Sinusix a écrit : Je résume donc brièvement.
1/ Oui, il n'existe, chez Spinoza, dans ma compréhension, d'essences que singulières de même qu'il n'existe de choses que singulières. Le parallélisme ne l'impose-t-il pas ?.
2/ Oui, la majorité des commentateurs que j'ai lus (dont Martial Guéroult)classent Spinoza parmi les nominalistes, dans le sens scolastique où vous l'entendez.


Ok, dans ce cas nous sommes d'accord là-dessus.
(Puisque pas tous sur ce forum sont convaincus de la singularité de l'essence: en quoi le parallélisme est-il pour vous un argument pro cette thèse?)

Sinusix a écrit :Aussi bien ne me placè-je pas sur le même terrain, mais fais simplement cette remarque logique de matérialiste que je suis (et dont telle est la lecture de Spinoza) : à partir du moment où il n'y a d'essences, dont de choses, que singulières une propriété acquiert son caractère réel au travers de la chose singulière qui la porte.


j'ai du mal à concevoir le spinozisme comme un matérialisme (en vertu même du parallélisme, l'attribut de la Pensée étant chez Spinoza tout aussi réel que celui de l'Etendue), mais sinon je crois que je suis d'accord avec ce que vous dites: toute propriété n'existe réellement qu'en tant que propriété inhérente à telle ou telle chose particulière.

Sinusix a écrit :Toute la confusion vient de l'utilisation ontologique binaire (être ou ne pas être) que l'on fait d'une propriété présente dans la réalité. Le fait de dire que l'interfécondité (autrement dit la capacité de deux choses singulières - version non hermaphrodite - d'être par leur "union" momentanée spécifique cause efficiente d'une ou plusieurs choses singulières qui vont leur ressembler étrangement, donc de participer à la chaîne de la vie) est une réalité des êtres animés.


en effet.

Sinusix a écrit : En en reconnaissant l'évidence, je ne vois pas que j'ai conclu à la réalité d'une chose qui s'appellerait interfécondité (autrement dit il ne s'agit pas de rentrer dans la binarité éculée de l'idéalisme ou du réalisme des concepts, et par conséquent de rester collé à la définition scolastique de l'espèce que personnellement, sur ce chapitre, je n'ai considérée que comme taxonomique), j'ai en revanche réclamé le caractère réel du phénomène sous-jacent, ou explicité par ce terme.


si l'on laisse un instant de côté la scolastique, je crois que je vous avais tout à fait compris et que nous pensons la même chose: dès qu'il n'y a que de la singularité, une propriété n'est pas une chose singulière "en soi", elle n'existe que dans la chose qui la possède.

Sinusix a écrit :Or, que je sache, l'interfécondité est une idée adéquate pour démontrer (les yeux de l'âme) un mode spécifique de causalité, et comme toute idée adéquate, elle est vraie.

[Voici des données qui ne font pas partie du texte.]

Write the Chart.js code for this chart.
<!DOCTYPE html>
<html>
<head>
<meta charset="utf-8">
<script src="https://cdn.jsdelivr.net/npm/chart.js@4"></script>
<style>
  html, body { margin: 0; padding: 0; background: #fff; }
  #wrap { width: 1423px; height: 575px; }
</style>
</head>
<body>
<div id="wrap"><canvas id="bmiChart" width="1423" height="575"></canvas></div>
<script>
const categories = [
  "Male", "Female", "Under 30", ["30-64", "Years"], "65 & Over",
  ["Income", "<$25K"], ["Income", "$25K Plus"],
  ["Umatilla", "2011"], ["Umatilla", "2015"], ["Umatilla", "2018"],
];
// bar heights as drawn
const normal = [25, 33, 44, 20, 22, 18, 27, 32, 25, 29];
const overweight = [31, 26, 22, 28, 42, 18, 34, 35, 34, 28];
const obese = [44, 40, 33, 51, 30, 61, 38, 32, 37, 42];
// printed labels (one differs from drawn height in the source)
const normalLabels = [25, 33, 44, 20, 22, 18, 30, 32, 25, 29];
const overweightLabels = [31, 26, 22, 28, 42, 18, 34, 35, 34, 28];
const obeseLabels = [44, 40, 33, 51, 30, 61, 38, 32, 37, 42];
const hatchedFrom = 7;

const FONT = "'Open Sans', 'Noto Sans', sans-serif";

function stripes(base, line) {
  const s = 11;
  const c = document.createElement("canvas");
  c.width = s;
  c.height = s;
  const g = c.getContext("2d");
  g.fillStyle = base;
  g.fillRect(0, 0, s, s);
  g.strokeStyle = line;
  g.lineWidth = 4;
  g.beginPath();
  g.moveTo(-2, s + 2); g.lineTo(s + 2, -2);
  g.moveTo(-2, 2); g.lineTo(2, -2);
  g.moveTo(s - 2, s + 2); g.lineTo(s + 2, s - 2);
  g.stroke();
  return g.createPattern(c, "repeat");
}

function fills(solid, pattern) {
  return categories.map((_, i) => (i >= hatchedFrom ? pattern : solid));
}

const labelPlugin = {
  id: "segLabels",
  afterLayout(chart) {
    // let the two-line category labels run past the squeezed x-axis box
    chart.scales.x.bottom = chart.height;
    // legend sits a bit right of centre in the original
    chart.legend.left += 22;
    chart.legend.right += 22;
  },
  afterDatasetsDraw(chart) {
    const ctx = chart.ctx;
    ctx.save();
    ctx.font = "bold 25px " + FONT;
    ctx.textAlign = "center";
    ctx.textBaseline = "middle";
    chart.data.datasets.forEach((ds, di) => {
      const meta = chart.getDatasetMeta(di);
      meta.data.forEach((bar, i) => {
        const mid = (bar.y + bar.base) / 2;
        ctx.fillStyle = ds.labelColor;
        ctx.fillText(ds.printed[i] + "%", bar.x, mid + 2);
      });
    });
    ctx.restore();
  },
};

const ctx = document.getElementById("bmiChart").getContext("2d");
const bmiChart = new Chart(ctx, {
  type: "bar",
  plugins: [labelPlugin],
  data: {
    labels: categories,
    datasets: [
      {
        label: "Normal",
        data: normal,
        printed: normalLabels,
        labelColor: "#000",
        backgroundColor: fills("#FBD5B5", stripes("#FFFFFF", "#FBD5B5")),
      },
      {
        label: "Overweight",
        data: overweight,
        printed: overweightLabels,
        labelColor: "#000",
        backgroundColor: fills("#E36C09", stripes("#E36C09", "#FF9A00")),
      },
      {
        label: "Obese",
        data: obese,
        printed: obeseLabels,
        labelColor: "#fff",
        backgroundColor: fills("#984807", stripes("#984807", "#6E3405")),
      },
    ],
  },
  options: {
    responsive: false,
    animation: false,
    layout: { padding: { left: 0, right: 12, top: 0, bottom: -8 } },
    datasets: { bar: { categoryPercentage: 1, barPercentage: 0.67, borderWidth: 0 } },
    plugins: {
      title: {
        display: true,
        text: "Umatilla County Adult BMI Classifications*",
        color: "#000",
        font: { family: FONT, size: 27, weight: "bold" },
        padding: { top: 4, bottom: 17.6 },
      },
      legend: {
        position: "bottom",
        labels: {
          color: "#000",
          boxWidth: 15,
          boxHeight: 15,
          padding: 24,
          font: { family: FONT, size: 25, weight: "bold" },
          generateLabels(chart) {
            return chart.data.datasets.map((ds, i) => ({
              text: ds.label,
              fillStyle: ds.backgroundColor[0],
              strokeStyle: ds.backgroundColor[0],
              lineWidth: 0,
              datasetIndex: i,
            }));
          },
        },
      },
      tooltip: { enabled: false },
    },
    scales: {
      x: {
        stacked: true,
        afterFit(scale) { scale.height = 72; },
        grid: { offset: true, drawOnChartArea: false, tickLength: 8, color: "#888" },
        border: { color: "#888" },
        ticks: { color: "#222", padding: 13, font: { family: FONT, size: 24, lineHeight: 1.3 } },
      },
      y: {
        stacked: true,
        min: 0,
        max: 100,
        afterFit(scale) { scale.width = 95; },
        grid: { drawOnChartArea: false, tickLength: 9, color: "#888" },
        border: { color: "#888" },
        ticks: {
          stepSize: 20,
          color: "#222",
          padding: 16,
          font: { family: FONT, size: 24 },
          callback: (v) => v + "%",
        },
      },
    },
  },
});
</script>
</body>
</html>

Une idée vraie enveloppe bien de la réalité.


tout à fait d'accord (sauf pour l'expression "les yeux de l'âme", qui elle aussi semble avoir toute une histoire derrière elle, et que je n'ai pas encore très bien comprise).

Sinusix a écrit :Qu'il faille, avec Spinoza, sortir des blocages scolastiques me paraît donc nécessaire, mais peut-être finalement pas fondamental, ce qui fait que nous pourrions discuter pendant des lustres sur le sexe des anges.

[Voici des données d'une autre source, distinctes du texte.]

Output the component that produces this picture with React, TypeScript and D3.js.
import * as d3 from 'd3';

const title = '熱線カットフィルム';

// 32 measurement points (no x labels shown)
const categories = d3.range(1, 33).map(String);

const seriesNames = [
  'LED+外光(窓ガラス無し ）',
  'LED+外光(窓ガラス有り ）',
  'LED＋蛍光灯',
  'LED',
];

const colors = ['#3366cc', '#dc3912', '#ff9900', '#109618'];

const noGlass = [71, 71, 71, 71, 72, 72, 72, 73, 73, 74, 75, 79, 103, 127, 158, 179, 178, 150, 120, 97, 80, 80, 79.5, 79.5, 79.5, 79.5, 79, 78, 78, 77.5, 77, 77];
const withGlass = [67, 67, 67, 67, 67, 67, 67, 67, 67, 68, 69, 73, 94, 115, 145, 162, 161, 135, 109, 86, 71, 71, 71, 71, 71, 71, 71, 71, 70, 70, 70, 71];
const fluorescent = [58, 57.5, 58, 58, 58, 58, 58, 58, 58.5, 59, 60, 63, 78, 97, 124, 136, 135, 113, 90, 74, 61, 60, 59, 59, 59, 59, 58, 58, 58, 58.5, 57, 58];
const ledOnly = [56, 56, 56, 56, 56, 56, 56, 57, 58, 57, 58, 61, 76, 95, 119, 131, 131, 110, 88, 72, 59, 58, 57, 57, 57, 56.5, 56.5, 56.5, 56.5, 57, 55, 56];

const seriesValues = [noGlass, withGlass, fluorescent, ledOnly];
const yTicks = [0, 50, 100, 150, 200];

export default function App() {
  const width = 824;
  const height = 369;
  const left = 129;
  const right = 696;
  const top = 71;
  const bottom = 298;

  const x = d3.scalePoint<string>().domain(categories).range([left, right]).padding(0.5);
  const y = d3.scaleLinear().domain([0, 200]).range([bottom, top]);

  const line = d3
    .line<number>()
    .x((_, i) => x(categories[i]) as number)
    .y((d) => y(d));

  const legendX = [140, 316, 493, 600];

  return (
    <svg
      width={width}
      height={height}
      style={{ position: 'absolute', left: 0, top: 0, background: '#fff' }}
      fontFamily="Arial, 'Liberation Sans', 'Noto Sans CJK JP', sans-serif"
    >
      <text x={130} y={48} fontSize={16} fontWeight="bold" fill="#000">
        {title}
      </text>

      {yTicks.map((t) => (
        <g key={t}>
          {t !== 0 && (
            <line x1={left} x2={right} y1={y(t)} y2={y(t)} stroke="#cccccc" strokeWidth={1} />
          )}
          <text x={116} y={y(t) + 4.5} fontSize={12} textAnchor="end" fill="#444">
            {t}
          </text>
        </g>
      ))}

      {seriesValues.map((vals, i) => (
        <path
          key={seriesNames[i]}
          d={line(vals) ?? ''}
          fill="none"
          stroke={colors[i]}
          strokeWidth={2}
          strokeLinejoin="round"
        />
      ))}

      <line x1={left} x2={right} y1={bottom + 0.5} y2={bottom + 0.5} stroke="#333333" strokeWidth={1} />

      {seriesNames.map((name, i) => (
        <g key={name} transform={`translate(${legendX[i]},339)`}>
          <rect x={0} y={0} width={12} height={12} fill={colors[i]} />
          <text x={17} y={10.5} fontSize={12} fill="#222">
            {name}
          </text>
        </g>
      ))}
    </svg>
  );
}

pouvoir démontrer un "blocage scolastique" à mon sens relève d'un exercice philosophique fort difficile. En tout cas, moi-même je ne me sens pas capable de le faire. On peut bien sûr se dire que tout ce qui de prime abord aujourd'hui pour un non philosophe ("philosophe" non pas au sens de "diplômé de philosophie" mais au sens de "ayant fréquenté longtemps les textes philosophiques et acquis une méthode proprement philosophique de lecture") n'a pas de sens lorsqu'on lit des textes du Moyen Age doit être rejeté comme étant faux, mais pour moi c'est y aller trop vite. Spinoza en réalité reprend certaines notions scolastiques, en adapte d'autres à son vocabulaire à lui, et en rejette d'autres encore (comme celle des Universaux). Juste pour bien pouvoir connaître quelle position il prend par rapport à quelle philosophie scolastique demande déjà des années d'étude.
Mais peut-être que ce que nous trouvons de la scolastique n'est pas très important pour ce dont nous discutons ici.

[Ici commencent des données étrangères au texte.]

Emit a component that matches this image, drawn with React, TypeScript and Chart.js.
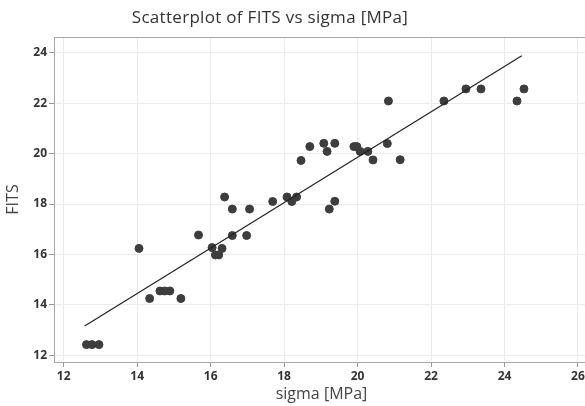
import React, { useEffect, useRef } from "react";
import { Chart, registerables } from "chart.js";

Chart.register(...registerables);

const sigma = [12.62, 12.77, 12.96, 14.05, 14.34, 14.62, 14.75, 14.89, 15.19, 15.67, 16.04, 16.13, 16.22, 16.31, 16.38, 16.59, 16.59, 16.98, 17.06, 17.69, 18.08, 18.21, 18.34, 18.46, 18.7, 19.08, 19.17, 19.23, 19.38, 19.38, 19.9, 19.98, 20.07, 20.28, 20.42, 20.81, 20.84, 21.16, 22.35, 22.95, 23.36, 24.34, 24.53];
const fits = [12.42, 12.42, 12.42, 16.24, 14.25, 14.55, 14.55, 14.55, 14.25, 16.77, 16.27, 15.98, 15.98, 16.24, 18.28, 17.8, 16.75, 16.75, 17.8, 18.1, 18.28, 18.1, 18.28, 19.73, 20.28, 20.41, 20.09, 17.8, 20.41, 18.11, 20.28, 20.28, 20.09, 20.09, 19.75, 20.4, 22.09, 19.76, 22.09, 22.57, 22.57, 22.09, 22.57];
const fitLineX = [12.57, 24.47];
const fitLineY = [13.16, 23.89];
const xTicks = [12, 14, 16, 18, 20, 22, 24, 26];
const yTicks = [12, 14, 16, 18, 20, 22, 24];
const titleText = "Scatterplot of FITS vs sigma [MPa]";
const xLabel = "sigma [MPa]";
const yLabel = "FITS";

const FONT = "'Open Sans', 'DejaVu Sans', sans-serif";

export default function App() {
  const ref = useRef<HTMLCanvasElement | null>(null);
  useEffect(() => {
    if (!ref.current) return;
    const titlePlugin = {
      id: "customTitle",
      afterDraw(chart: any) {
        const ctx = chart.ctx;
        ctx.save();
        ctx.font = `17px ${FONT}`;
        try { (ctx as any).letterSpacing = "0.3px"; } catch (e) {}
        ctx.fillStyle = "#333333";
        ctx.textAlign = "center";
        ctx.textBaseline = "middle";
        ctx.fillText(titleText, 270, 18);
        ctx.restore();
      },
    };
    const framePlugin = {
      id: "frame",
      beforeDatasetsDraw(chart: any) {
        const { ctx, chartArea } = chart;
        ctx.save();
        ctx.strokeStyle = "#a8a8a8";
        ctx.lineWidth = 1;
        ctx.strokeRect(chartArea.left + 0.5, chartArea.top + 0.5, chartArea.right - chartArea.left, chartArea.bottom - chartArea.top);
        ctx.restore();
      },
    };
    const chart = new Chart(ref.current, {
      type: "scatter",
      data: {
        datasets: [
          {
            label: "FITS",
            data: sigma.map((x, i) => ({ x, y: fits[i] })),
            backgroundColor: "#3d3d3d",
            borderColor: "#3d3d3d",
            pointRadius: 4,
            pointHoverRadius: 4,
            order: 2,
          },
          {
            label: "Fit",
            type: "line",
            data: fitLineX.map((x, i) => ({ x, y: fitLineY[i] })),
            borderColor: "#222222",
            borderWidth: 1.2,
            pointRadius: 0,
            showLine: true,
            fill: false,
            order: 1,
          } as any,
        ],
      },
      options: {
        animation: false,
        responsive: false,
        maintainAspectRatio: false,
        layout: { padding: { top: 37, right: 11, left: 0, bottom: 0 } },
        plugins: {
          legend: { display: false },
          title: { display: false },
          tooltip: { enabled: false },
        },
        scales: {
          x: {
            type: "linear",
            min: 11.736,
            max: 26.3,
            afterBuildTicks(scale: any) {
              scale.ticks = xTicks.map((v) => ({ value: v }));
            },
            afterFit(scale: any) {
              scale.height = 44;
            },
            ticks: {
              font: { family: FONT, size: 12, weight: "bold" },
              color: "#333333",
              padding: 2,
              maxRotation: 0,
              autoSkip: false,
            },
            grid: {
              color: "#ebebeb",
              lineWidth: 1,
              tickLength: 5,
              tickColor: "#999999",
            },
            border: { color: "#999999" },
            title: {
              display: true,
              text: xLabel,
              font: { family: FONT, size: 16 },
              color: "#444444",
              padding: { top: 0, bottom: 2 },
            },
          },
          y: {
            type: "linear",
            min: 11.73,
            max: 24.63,
            afterBuildTicks(scale: any) {
              scale.ticks = yTicks.map((v) => ({ value: v }));
            },
            afterFit(scale: any) {
              scale.width = 54;
            },
            ticks: {
              font: { family: FONT, size: 12, weight: "bold" },
              color: "#333333",
              padding: 2,
              autoSkip: false,
            },
            grid: {
              color: "#ebebeb",
              lineWidth: 1,
              tickLength: 5,
              tickColor: "#999999",
            },
            border: { color: "#999999" },
            title: {
              display: true,
              text: yLabel,
              font: { family: FONT, size: 16 },
              color: "#444444",
              padding: { top: 4, bottom: 0 },
            },
          },
        },
      },
      plugins: [titlePlugin, framePlugin],
    });
    return () => chart.destroy();
  }, []);
  return (
    <div style={{ position: "fixed", left: 0, top: 0, width: 600, height: 406, background: "#ffffff" }}>
      <canvas ref={ref} width={600} height={406} style={{ display: "block", width: 600, height: 406 }} />
    </div>
  );
}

Sinusix a écrit :Car, au final, je ne vois pas qu'une lecture de l'Ethique "pratique" soit bouleversée par la qualification que l'on donne aux propriétés.
Si aucun ordonnancement des connaissances humaines n'est possible, dans quelque domaine que ce soit, sans que revienne cette confusion, nous resterons sur un dialogue de sourds, ce qui prouve au demeurant que le spinozisme s'applique avec autant de pertinence dans le domaine des idées, chacun finalement n'ayant accès qu'à la lecture correspondant à sa propre nature, sans pouvoir accéder à celle de l'autre.
C'est bien pourquoi l'échanges d'arguments, à partir d'un certain moment, est totalement stérile, et pour ce qui me concerne je l'arrêterai là sur ce sujet, si la compréhension de la "subjectivité" de l'autre relève du 3ème genre.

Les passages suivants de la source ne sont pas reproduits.